STARMER CRUMBLES AS EPSTEIN SCANDAL STINGS LONDON #
Keir Starmer grew up in a public housing flat in London's East End with a grandfather who served prison time for armed robbery. This week, according to his memoir, “One Boy, Two Bills and a Fry Up,” that working-class grit is failing to save his premiership. The Prime Minister is currently trapped in a political death spiral as more than 80 of his own Labour MPs demand his resignation following a local election wipeout that saw Nigel Farage’s Reform UK seize over 600 seats. The smell of failure is thick in the halls of Westminster, fueled by Starmer's disastrous decision to appoint Peter Mandelson as the British ambassador to Washington despite the veteran’s high-profile ties to Jeffrey Epstein.

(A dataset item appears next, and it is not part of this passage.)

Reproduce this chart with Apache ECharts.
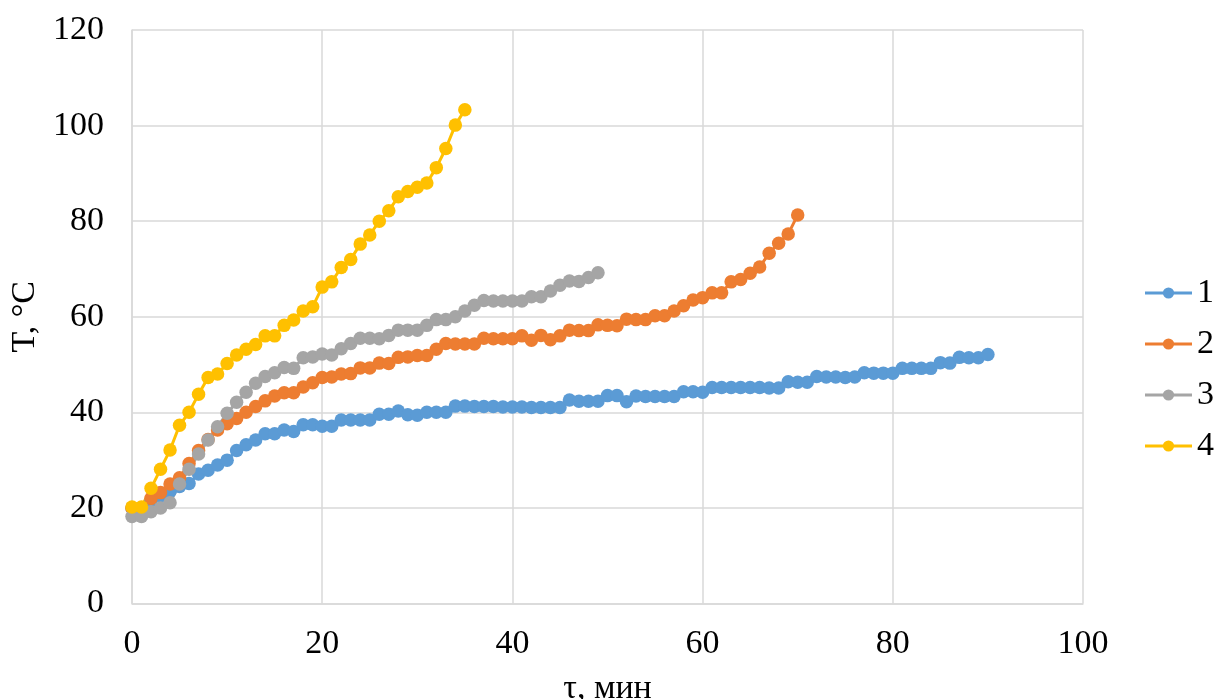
<!DOCTYPE html>
<html>
<head>
<meta charset="utf-8">
<script src="https://cdn.jsdelivr.net/npm/echarts@6/dist/echarts.min.js"></script>
<style>
html,body{margin:0;padding:0;background:#fff;}
#chart{width:1219px;height:699px;}
</style>
</head>
<body>
<div id="chart"></div>
<script>
// Temperature readings (°C), one per minute starting at τ = 0
const series1 = [20,20,21.5,22.5,23.5,24.5,25.1,27.1,27.9,29.0,30.0,32.0,33.2,34.2,35.5,35.5,36.3,36.0,37.4,37.4,37.1,37.1,38.4,38.4,38.4,38.4,39.6,39.6,40.3,39.5,39.4,40.0,40.0,40.0,41.3,41.3,41.2,41.2,41.2,41.1,41.1,41.1,41.0,41.0,41.0,41.0,42.6,42.3,42.3,42.3,43.5,43.5,42.2,43.4,43.3,43.3,43.3,43.3,44.3,44.3,44.2,45.2,45.2,45.2,45.2,45.2,45.2,45.1,45.1,46.4,46.3,46.3,47.5,47.4,47.4,47.3,47.4,48.3,48.2,48.2,48.2,49.2,49.2,49.2,49.2,50.4,50.3,51.5,51.4,51.4,52.1];
const series2 = [20,20,22,23.2,25,26.3,29.3,32,34.3,36.3,37.6,38.7,40,41.2,42.4,43.4,44.1,44.1,45.3,46.2,47.3,47.4,48.0,48.1,49.3,49.3,50.3,50.2,51.5,51.6,51.9,51.9,53.2,54.4,54.3,54.3,54.3,55.5,55.4,55.4,55.4,56.0,55.1,56.1,55.2,56.0,57.2,57.1,57.1,58.3,58.2,58.1,59.5,59.4,59.4,60.2,60.2,61.2,62.3,63.5,64.0,65.0,65.0,67.3,67.8,69.1,70.4,73.3,75.4,77.3,81.3];
const series3 = [18.2,18.2,19.2,20.0,21.1,25.0,28.1,31.3,34.2,37.0,39.8,42.1,44.2,46.1,47.5,48.3,49.4,49.2,51.4,51.6,52.2,52.0,53.3,54.4,55.5,55.5,55.4,56.1,57.2,57.2,57.2,58.2,59.4,59.4,60.0,61.2,62.4,63.4,63.3,63.3,63.3,63.3,64.2,64.2,65.4,66.6,67.5,67.4,68.2,69.2];
const series4 = [20.2,20.2,24.1,28.1,32.1,37.3,40.0,43.8,47.3,48.0,50.2,52.0,53.2,54.2,56.0,56.0,58.2,59.3,61.2,62.1,66.2,67.3,70.3,72.0,75.2,77.1,80.0,82.2,85.1,86.2,87.1,88.0,91.2,95.2,100.1,103.3];
const seriesNames = ['1','2','3','4'];
const seriesColors = ['#5B9BD5','#ED7D31','#A5A5A5','#FFC000'];
const xTicks = [0,20,40,60,80,100];
const yTicks = [0,20,40,60,80,100,120];
const xTitle = 'τ, мин';
const yTitle = 'T, °C';

const allSeries = [series1, series2, series3, series4];
const FONT = 'Liberation Serif';
const chart = echarts.init(document.getElementById('chart'), null, {renderer:'canvas'});
chart.setOption({
  animation:false,
  backgroundColor:'#fff',
  grid:{left:132, right:136, top:30, bottom:95.5, containLabel:false, outerBoundsMode:'none'},
  legend:{
    orient:'vertical', right:0, top:271,
    itemWidth:47, itemHeight:14, itemGap:17,
    lineStyle:{width:3},
    textStyle:{fontFamily:FONT, fontSize:34, color:'#000', lineHeight:32},
    data:seriesNames
  },
  xAxis:{
    type:'value', min:xTicks[0], max:xTicks[xTicks.length-1], interval:xTicks[1]-xTicks[0],
    name:xTitle, nameLocation:'middle', nameGap:69,
    nameTextStyle:{fontFamily:FONT, fontSize:34, color:'#000'},
    axisLine:{show:true, lineStyle:{color:'#d9d9d9', width:1.5}},
    axisTick:{show:false},
    axisLabel:{fontFamily:FONT, fontSize:34, color:'#000', margin:24},
    splitLine:{show:true, lineStyle:{color:'#d9d9d9', width:1.5}}
  },
  yAxis:{
    type:'value', min:yTicks[0], max:yTicks[yTicks.length-1], interval:yTicks[1]-yTicks[0],
    name:yTitle, nameLocation:'middle', nameGap:88,
    nameTextStyle:{fontFamily:FONT, fontSize:34, color:'#000'},
    axisLine:{show:true, lineStyle:{color:'#d9d9d9', width:1.5}},
    axisTick:{show:false},
    axisLabel:{fontFamily:FONT, fontSize:34, color:'#000', margin:28},
    splitLine:{show:true, lineStyle:{color:'#d9d9d9', width:1.5}}
  },
  series: allSeries.map((vals, k) => ({
    name: seriesNames[k],
    type:'line',
    data: vals.map((v, i) => [i, v]),
    symbol:'circle', symbolSize:13.5, showAllSymbol:true,
    lineStyle:{color:seriesColors[k], width:3},
    itemStyle:{color:seriesColors[k]},
    emphasis:{disabled:true}
  }))
});
</script>
</body>
</html>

Ninety lawmakers have now issued ultimatums for Starmer to step down and make way for a new leader, per reports from the Associated Press. The atmosphere in London is one of terminal apathy as voters defect in droves to the Farage surge. One resigning official, Mr. Rutland, noted in a letter that the Prime Minister has “lost authority” across the entire country. Starmer’s desperate “battle for Britain’s soul” speech on Monday failed to move the needle, leaving the party faithful wondering if the end will come before the next weekend’s brunch service.

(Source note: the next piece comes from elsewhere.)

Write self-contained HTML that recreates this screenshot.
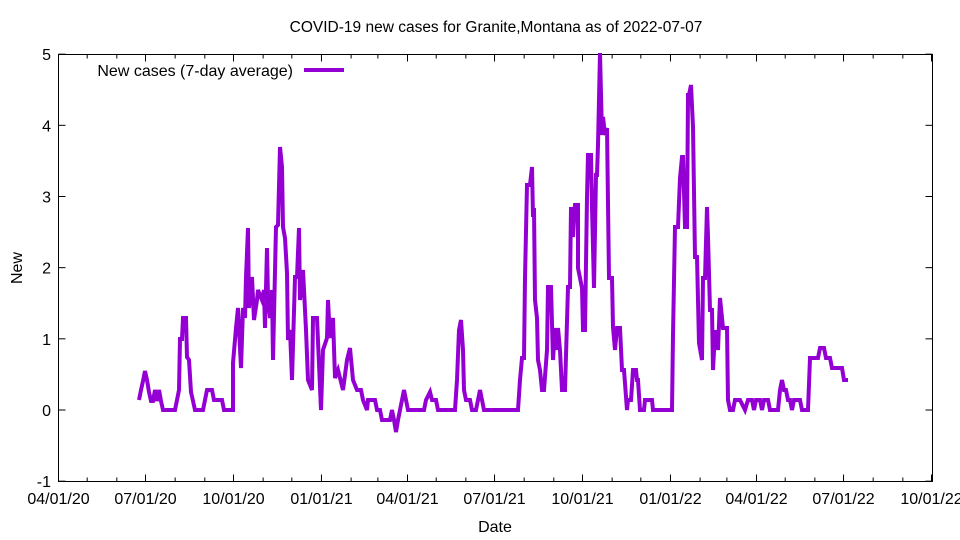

Read together, the local election bloodbath and the Mandelson appointment describe a leader who has lost his grip on the velvet rope of power. This paper’s reading finds that the shadow of the Epstein files is now a permanent fixture of the Labour brand; the causal link between the ambassadorial scandal and the polling collapse is a matter of London gossip that no official ledger has yet confirmed.